新的API类型上不兼容以前的API,所以,以前的应用程序需要重写才能使新的API发挥其作用 。
新的API和旧的API之间有下面几个明显的区别。
- 新的API倾向于使用抽象类,而不是接口,因为这更容易扩展。例如,你可以添加一个方法(用默认的实现)到一个抽象类而不需修改类之前的实现方法。在新的API中,Mapper和Reducer是抽象类。
- 新的API是在org.apache.hadoop.mapreduce包(和子包)中的。之前版本的API则是放在org.apache.hadoop.mapred中的。
- 新的API广泛使用context object(上下文对象),并允许用户代码与MapReduce系统进行通信。例如,MapContext基本上充当着JobConf的OutputCollector和Reporter的角色。
- 新的API同时支持"推"和"拉"式的迭代。在这两个新老API中,键/值记录对被推mapper中,但除此之外,新的API允许把记录从map()方法中拉出,这也适用于reducer。"拉"式的一个有用的例子是分批处理记录,而不是一个接一个。

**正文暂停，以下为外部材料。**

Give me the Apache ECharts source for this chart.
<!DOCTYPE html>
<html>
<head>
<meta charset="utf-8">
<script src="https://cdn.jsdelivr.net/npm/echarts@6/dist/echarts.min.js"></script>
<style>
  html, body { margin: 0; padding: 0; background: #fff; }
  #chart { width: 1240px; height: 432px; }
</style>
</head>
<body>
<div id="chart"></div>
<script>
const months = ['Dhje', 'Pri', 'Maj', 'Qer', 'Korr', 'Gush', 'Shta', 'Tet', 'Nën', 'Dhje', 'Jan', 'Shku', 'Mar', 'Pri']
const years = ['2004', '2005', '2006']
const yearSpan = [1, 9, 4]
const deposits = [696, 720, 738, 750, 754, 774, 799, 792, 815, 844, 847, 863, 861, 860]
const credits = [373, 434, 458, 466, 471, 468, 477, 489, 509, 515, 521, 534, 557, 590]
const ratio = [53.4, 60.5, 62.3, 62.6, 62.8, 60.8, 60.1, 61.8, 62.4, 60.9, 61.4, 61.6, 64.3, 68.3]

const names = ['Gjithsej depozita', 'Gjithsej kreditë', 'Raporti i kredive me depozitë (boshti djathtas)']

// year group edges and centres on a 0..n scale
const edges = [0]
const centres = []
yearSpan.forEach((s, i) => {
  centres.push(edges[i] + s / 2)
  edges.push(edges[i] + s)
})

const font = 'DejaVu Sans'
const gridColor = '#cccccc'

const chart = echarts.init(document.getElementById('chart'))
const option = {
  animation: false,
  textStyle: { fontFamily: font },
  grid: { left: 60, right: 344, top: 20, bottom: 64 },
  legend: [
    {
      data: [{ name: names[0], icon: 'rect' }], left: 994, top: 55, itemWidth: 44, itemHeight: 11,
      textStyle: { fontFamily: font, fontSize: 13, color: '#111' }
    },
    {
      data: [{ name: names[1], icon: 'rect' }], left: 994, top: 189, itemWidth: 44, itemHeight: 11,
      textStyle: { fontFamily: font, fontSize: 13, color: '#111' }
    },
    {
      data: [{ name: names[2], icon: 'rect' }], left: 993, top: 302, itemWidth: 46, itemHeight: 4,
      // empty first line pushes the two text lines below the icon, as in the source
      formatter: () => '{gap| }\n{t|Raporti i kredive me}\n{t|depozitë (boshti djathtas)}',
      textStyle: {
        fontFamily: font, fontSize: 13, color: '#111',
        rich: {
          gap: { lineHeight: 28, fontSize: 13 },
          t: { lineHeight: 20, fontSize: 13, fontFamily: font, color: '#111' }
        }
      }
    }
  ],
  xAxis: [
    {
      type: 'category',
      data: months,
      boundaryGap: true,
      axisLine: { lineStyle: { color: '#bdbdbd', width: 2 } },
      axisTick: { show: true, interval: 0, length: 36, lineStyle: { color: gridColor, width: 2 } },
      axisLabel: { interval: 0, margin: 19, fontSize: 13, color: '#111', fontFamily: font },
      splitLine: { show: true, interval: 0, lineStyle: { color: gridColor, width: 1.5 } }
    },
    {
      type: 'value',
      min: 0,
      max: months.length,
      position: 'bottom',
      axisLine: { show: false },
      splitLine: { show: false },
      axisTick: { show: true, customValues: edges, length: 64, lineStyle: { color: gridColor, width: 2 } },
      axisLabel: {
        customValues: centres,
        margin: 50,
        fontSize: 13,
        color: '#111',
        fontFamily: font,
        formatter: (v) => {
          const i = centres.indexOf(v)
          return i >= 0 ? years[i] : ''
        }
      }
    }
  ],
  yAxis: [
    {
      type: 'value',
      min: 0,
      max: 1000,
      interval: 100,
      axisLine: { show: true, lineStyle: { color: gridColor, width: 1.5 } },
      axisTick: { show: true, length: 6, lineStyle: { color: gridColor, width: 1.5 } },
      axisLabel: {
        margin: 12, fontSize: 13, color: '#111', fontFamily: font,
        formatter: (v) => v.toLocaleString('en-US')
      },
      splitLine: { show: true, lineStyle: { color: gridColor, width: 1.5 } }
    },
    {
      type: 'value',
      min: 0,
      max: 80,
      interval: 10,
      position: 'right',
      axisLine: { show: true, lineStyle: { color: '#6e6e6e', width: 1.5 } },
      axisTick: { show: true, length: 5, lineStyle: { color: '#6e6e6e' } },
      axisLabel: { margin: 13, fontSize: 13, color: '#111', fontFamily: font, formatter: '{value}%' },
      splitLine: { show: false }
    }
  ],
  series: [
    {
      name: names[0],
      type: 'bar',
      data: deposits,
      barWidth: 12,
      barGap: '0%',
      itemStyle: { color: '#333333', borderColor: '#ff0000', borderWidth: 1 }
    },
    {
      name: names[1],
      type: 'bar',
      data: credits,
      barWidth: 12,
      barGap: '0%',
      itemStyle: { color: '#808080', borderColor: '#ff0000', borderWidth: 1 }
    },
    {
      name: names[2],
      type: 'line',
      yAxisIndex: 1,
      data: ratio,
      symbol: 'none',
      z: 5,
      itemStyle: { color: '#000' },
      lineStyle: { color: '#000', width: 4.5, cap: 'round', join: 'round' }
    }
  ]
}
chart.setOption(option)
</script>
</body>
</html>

- 新的API统一了配置。旧的API有一个特殊的JobConf对象用于作业配置,这是一个对于Hadoop通常的Configuration对象的扩展。在新的API中,这种区别没有了,所以作业配置通过Configuration来完成。作业控制的执行由Job类来负责,而不是JobClient,它在新的API中已经荡然无存。
总结
在hadoop权威指南第二版p25中,译者将上面的abstract class翻译成了虚类,是错误的。abstract class应该是抽象类。抽象类与虚类是不同概念的。当时在看到这一段的时候也有点莫名其妙。这两天看了一点关于抽象类与接口的区别方面的内容,感觉hadoop新api应该更倾向于用抽象类,而不是虚类。所以去翻阅了原著。真的发现原著中写的是abstract class。